> [Written problem]
The listing below should be printed exactly, every line of it. Skip the pictures.

> [Data excerpt]
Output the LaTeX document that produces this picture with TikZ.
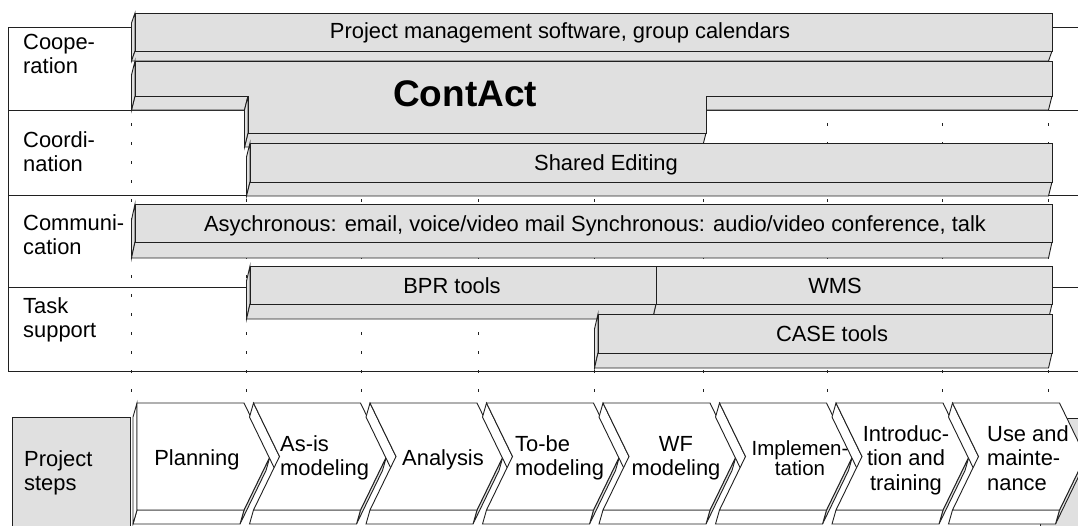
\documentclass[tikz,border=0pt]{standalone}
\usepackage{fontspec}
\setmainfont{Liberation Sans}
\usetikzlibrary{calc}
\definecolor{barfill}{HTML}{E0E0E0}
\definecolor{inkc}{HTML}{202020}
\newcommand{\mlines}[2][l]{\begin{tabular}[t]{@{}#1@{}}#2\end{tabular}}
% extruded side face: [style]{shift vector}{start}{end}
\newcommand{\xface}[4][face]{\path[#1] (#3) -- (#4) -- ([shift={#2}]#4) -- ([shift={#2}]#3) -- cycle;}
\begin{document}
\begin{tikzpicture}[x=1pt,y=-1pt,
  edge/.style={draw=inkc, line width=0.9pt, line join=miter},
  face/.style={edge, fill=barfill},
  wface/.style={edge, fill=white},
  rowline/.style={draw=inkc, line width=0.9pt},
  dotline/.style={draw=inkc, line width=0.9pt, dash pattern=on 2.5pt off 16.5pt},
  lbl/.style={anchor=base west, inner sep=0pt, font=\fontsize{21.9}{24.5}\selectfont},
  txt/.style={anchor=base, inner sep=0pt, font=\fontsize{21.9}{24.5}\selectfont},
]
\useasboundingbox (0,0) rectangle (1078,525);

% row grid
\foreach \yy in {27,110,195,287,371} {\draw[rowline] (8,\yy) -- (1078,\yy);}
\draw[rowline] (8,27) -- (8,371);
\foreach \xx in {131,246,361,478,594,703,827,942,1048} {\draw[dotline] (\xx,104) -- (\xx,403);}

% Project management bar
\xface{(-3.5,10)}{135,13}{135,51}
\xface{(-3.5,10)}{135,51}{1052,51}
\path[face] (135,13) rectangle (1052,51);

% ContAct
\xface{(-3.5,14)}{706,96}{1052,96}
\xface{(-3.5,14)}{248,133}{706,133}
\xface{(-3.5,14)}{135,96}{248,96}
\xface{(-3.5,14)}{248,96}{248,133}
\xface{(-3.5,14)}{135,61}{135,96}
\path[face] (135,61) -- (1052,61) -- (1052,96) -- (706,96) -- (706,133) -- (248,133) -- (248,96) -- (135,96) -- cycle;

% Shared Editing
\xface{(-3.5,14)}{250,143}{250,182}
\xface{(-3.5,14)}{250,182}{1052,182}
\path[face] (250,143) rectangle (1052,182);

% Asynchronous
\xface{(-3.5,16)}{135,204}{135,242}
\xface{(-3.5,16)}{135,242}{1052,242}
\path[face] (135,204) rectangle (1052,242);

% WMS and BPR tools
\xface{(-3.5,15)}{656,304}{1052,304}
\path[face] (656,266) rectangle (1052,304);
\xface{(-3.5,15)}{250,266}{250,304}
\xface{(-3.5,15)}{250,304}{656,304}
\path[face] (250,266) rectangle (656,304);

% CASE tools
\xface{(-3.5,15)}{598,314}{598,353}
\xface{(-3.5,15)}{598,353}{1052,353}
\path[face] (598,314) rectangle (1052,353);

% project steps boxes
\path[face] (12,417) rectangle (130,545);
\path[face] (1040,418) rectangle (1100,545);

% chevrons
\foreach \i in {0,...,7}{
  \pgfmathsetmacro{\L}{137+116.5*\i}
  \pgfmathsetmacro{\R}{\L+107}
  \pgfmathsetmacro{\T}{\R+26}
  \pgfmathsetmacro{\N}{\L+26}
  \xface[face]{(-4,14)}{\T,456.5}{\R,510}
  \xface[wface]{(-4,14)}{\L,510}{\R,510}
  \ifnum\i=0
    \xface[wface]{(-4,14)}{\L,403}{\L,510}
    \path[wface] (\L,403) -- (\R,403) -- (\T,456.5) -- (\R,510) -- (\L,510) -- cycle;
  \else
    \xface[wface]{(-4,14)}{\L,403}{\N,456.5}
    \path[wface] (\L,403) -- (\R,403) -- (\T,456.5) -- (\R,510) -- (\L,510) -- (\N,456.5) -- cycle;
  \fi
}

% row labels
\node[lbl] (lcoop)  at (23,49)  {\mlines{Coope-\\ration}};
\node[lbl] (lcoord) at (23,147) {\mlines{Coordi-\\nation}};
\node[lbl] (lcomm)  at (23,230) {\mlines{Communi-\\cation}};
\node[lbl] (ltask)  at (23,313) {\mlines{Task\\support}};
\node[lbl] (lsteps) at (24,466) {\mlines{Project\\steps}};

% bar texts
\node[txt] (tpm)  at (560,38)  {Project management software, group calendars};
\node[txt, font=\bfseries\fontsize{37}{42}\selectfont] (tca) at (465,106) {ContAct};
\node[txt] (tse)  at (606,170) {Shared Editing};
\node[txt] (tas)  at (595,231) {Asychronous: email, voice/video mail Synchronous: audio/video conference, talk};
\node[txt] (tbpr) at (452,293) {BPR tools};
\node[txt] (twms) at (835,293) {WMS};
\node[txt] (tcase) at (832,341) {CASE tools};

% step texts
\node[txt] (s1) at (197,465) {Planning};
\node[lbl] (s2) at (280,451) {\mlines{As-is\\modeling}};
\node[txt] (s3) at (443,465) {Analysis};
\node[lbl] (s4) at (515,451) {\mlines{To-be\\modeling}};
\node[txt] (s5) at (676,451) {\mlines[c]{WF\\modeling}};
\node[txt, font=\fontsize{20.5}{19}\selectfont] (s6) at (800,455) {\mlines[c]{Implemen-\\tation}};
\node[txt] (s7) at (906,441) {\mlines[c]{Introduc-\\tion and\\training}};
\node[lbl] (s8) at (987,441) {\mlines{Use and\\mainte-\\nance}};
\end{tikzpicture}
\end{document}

> [Output of the task]
Output the LaTeX document that produces this picture with TikZ.
\documentclass[tikz,border=0pt]{standalone}
\usepackage{fontspec}
\setmainfont{Liberation Sans}
\usetikzlibrary{calc}
\definecolor{barfill}{HTML}{E0E0E0}
\definecolor{inkc}{HTML}{202020}
\newcommand{\mlines}[2][l]{\begin{tabular}[t]{@{}#1@{}}#2\end{tabular}}
% extruded side face: [style]{shift vector}{start}{end}
\newcommand{\xface}[4][face]{\path[#1] (#3) -- (#4) -- ([shift={#2}]#4) -- ([shift={#2}]#3) -- cycle;}
\begin{document}
\begin{tikzpicture}[x=1pt,y=-1pt,
  edge/.style={draw=inkc, line width=0.9pt, line join=miter},
  face/.style={edge, fill=barfill},
  wface/.style={edge, fill=white},
  rowline/.style={draw=inkc, line width=0.9pt},
  dotline/.style={draw=inkc, line width=0.9pt, dash pattern=on 2.5pt off 16.5pt},
  lbl/.style={anchor=base west, inner sep=0pt, font=\fontsize{21.9}{24.5}\selectfont},
  txt/.style={anchor=base, inner sep=0pt, font=\fontsize{21.9}{24.5}\selectfont},
]
\useasboundingbox (0,0) rectangle (1078,525);

% row grid
\foreach \yy in {27,110,195,287,371} {\draw[rowline] (8,\yy) -- (1078,\yy);}
\draw[rowline] (8,27) -- (8,371);
\foreach \xx in {131,246,361,478,594,703,827,942,1048} {\draw[dotline] (\xx,104) -- (\xx,403);}

% Project management bar
\xface{(-3.5,10)}{135,13}{135,51}
\xface{(-3.5,10)}{135,51}{1052,51}
\path[face] (135,13) rectangle (1052,51);

% ContAct
\xface{(-3.5,14)}{706,96}{1052,96}
\xface{(-3.5,14)}{248,133}{706,133}
\xface{(-3.5,14)}{135,96}{248,96}
\xface{(-3.5,14)}{248,96}{248,133}
\xface{(-3.5,14)}{135,61}{135,96}
\path[face] (135,61) -- (1052,61) -- (1052,96) -- (706,96) -- (706,133) -- (248,133) -- (248,96) -- (135,96) -- cycle;

% Shared Editing
\xface{(-3.5,14)}{250,143}{250,182}
\xface{(-3.5,14)}{250,182}{1052,182}
\path[face] (250,143) rectangle (1052,182);

% Asynchronous
\xface{(-3.5,16)}{135,204}{135,242}
\xface{(-3.5,16)}{135,242}{1052,242}
\path[face] (135,204) rectangle (1052,242);

% WMS and BPR tools
\xface{(-3.5,15)}{656,304}{1052,304}
\path[face] (656,266) rectangle (1052,304);
\xface{(-3.5,15)}{250,266}{250,304}
\xface{(-3.5,15)}{250,304}{656,304}
\path[face] (250,266) rectangle (656,304);

% CASE tools
\xface{(-3.5,15)}{598,314}{598,353}
\xface{(-3.5,15)}{598,353}{1052,353}
\path[face] (598,314) rectangle (1052,353);

% project steps boxes
\path[face] (12,417) rectangle (130,545);
\path[face] (1040,418) rectangle (1100,545);

% chevrons
\foreach \i in {0,...,7}{
  \pgfmathsetmacro{\L}{137+116.5*\i}
  \pgfmathsetmacro{\R}{\L+107}
  \pgfmathsetmacro{\T}{\R+26}
  \pgfmathsetmacro{\N}{\L+26}
  \xface[face]{(-4,14)}{\T,456.5}{\R,510}
  \xface[wface]{(-4,14)}{\L,510}{\R,510}
  \ifnum\i=0
    \xface[wface]{(-4,14)}{\L,403}{\L,510}
    \path[wface] (\L,403) -- (\R,403) -- (\T,456.5) -- (\R,510) -- (\L,510) -- cycle;
  \else
    \xface[wface]{(-4,14)}{\L,403}{\N,456.5}
    \path[wface] (\L,403) -- (\R,403) -- (\T,456.5) -- (\R,510) -- (\L,510) -- (\N,456.5) -- cycle;
  \fi
}

% row labels
\node[lbl] (lcoop)  at (23,49)  {\mlines{Coope-\\ration}};
\node[lbl] (lcoord) at (23,147) {\mlines{Coordi-\\nation}};
\node[lbl] (lcomm)  at (23,230) {\mlines{Communi-\\cation}};
\node[lbl] (ltask)  at (23,313) {\mlines{Task\\support}};
\node[lbl] (lsteps) at (24,466) {\mlines{Project\\steps}};

% bar texts
\node[txt] (tpm)  at (560,38)  {Project management software, group calendars};
\node[txt, font=\bfseries\fontsize{37}{42}\selectfont] (tca) at (465,106) {ContAct};
\node[txt] (tse)  at (606,170) {Shared Editing};
\node[txt] (tas)  at (595,231) {Asychronous: email, voice/video mail Synchronous: audio/video conference, talk};
\node[txt] (tbpr) at (452,293) {BPR tools};
\node[txt] (twms) at (835,293) {WMS};
\node[txt] (tcase) at (832,341) {CASE tools};

% step texts
\node[txt] (s1) at (197,465) {Planning};
\node[lbl] (s2) at (280,451) {\mlines{As-is\\modeling}};
\node[txt] (s3) at (443,465) {Analysis};
\node[lbl] (s4) at (515,451) {\mlines{To-be\\modeling}};
\node[txt] (s5) at (676,451) {\mlines[c]{WF\\modeling}};
\node[txt, font=\fontsize{20.5}{19}\selectfont] (s6) at (800,455) {\mlines[c]{Implemen-\\tation}};
\node[txt] (s7) at (906,441) {\mlines[c]{Introduc-\\tion and\\training}};
\node[lbl] (s8) at (987,441) {\mlines{Use and\\mainte-\\nance}};
\end{tikzpicture}
\end{document}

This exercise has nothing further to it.